Meeting of the Parliament 28 February 2024
I rise to support the motion in the name of Jackie Baillie.
Presiding Officer, there is an element of ministerial cosplay at work here. If you listen to the minister and her predecessor, Kevin Bevan—that is, Kevin Stewart, who evoked the name of Nye Bevan—you would be forgiven for thinking that they imagine themselves in the rubble and poverty of 1940s Britain, in which the NHS, our much loved national institution, was first forged.
However, we are not in 1946. Apart from the nomenclature, that is where the similarities end with the reality of the national care service. The bill will not give care free at the point of delivery. It is, in fact, a ministerial power grab. What lies before the Parliament to debate on Thursday, if the motion to defer it is not successful, is merely a framework, but it is one that will cost in the order of £2 billion. For what? It will be for a vast and unnecessary ministerial bureaucracy that strips power from our communities and gives it to the centre.
Let me be clear from the outset that my preference would be not just to defer the bill but to scrap it entirely. The Liberal Democrats are clear that it represents little more than a mammoth bureaucratic exercise that would waste time and money that would be far better spent elsewhere.
However, I support the bill being referred back to the committee today, because the call for stakeholder evidence went out and responses came back more than a year ago. That evidence was geared towards the first iteration of the proposed legislation, but what is being put before the Parliament this week is a different version of the bill altogether. Indeed, there was a lot of instances of “This is no longer happening” in the convener’s remarks. That should surely give us cause to think and say that the parliamentary process has been derailed and must be started again, if it must continue at all.

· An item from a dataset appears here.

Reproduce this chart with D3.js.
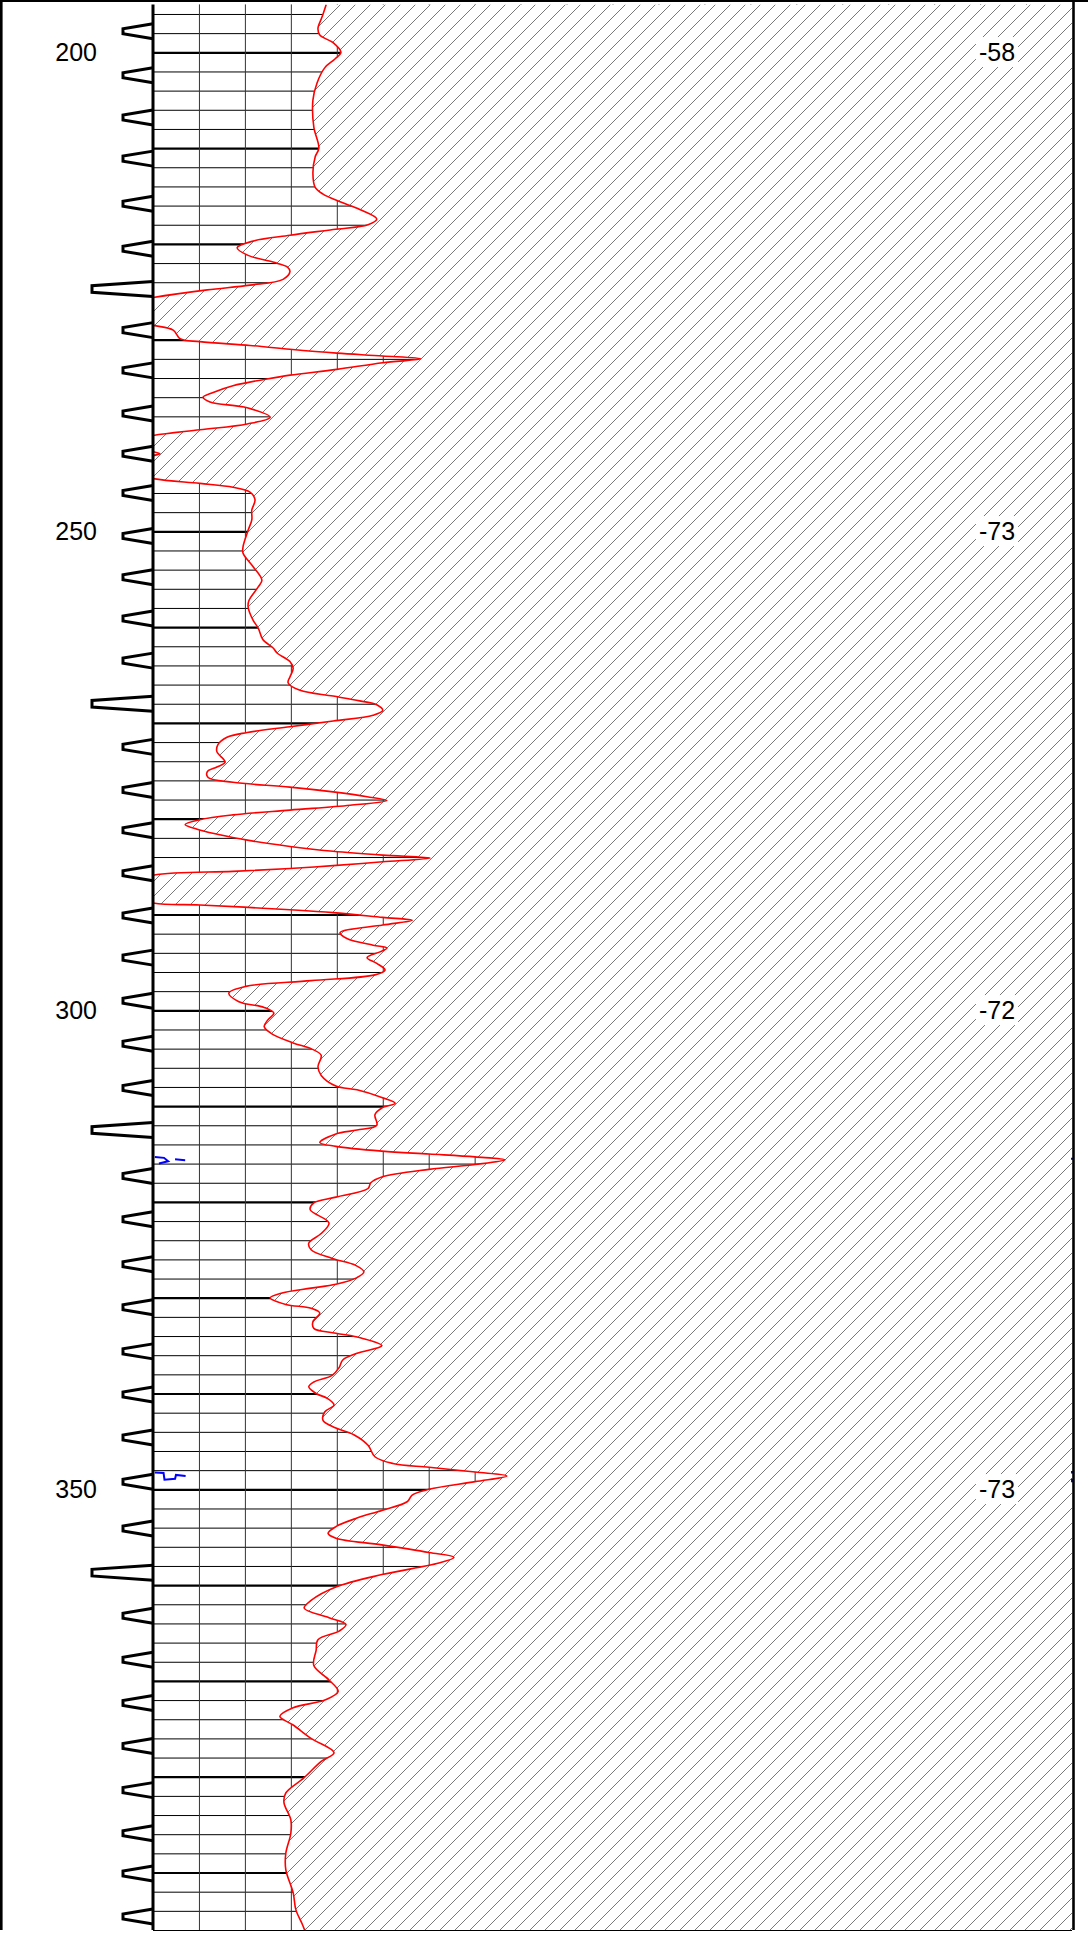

The landscape around the legislation has fundamentally changed, and so, too, have the proposals in the bill. During its consideration of the bill, the committee did not have the full detail of what has been proposed—we just heard in the convener’s remarks what the so-called national care service would look like, and stakeholders have not seen that detail, either. The committee’s report says:
“One of the challenges the Committee has faced with this Bill has been the lack of available detail at the start of our scrutiny.”
That is a fundamental problem with any piece of legislation going through a democratically elected Parliament. Members of the Finance and Public Administration Committee, who said publicly last year that the numbers did not stack up, still say today that they harbour grave concerns. That is just not the way that we should be doing business in the Scottish Parliament. It is absurd that we should begin the legislative process in this context.
The minister was clear that people are telling her that we need change. They are right—we need change in our social care system, but not the kind of change that she has in mind. When people talk about reform and change of the care sector, they want to be sure that, when their gran needs help, she will get it, it will be cheaper than it has been and it will be given by reliable staff and that we can all access it in every part of the country. People are not imagining a ministerial power grab that will asset-strip our communities and put power in the hands of ministers—rather than social care partnerships—to direct their care entirely. That is a bureaucracy, and it will cost a lot of money.
The reason why Liberals oppose the plan in its entirety is that we fundamentally believe that power always works best when it is closest to the people that it serves. Nothing about the bill will deliver that, and nothing about it resembles in any way the national health service, of which we should all be rightly proud.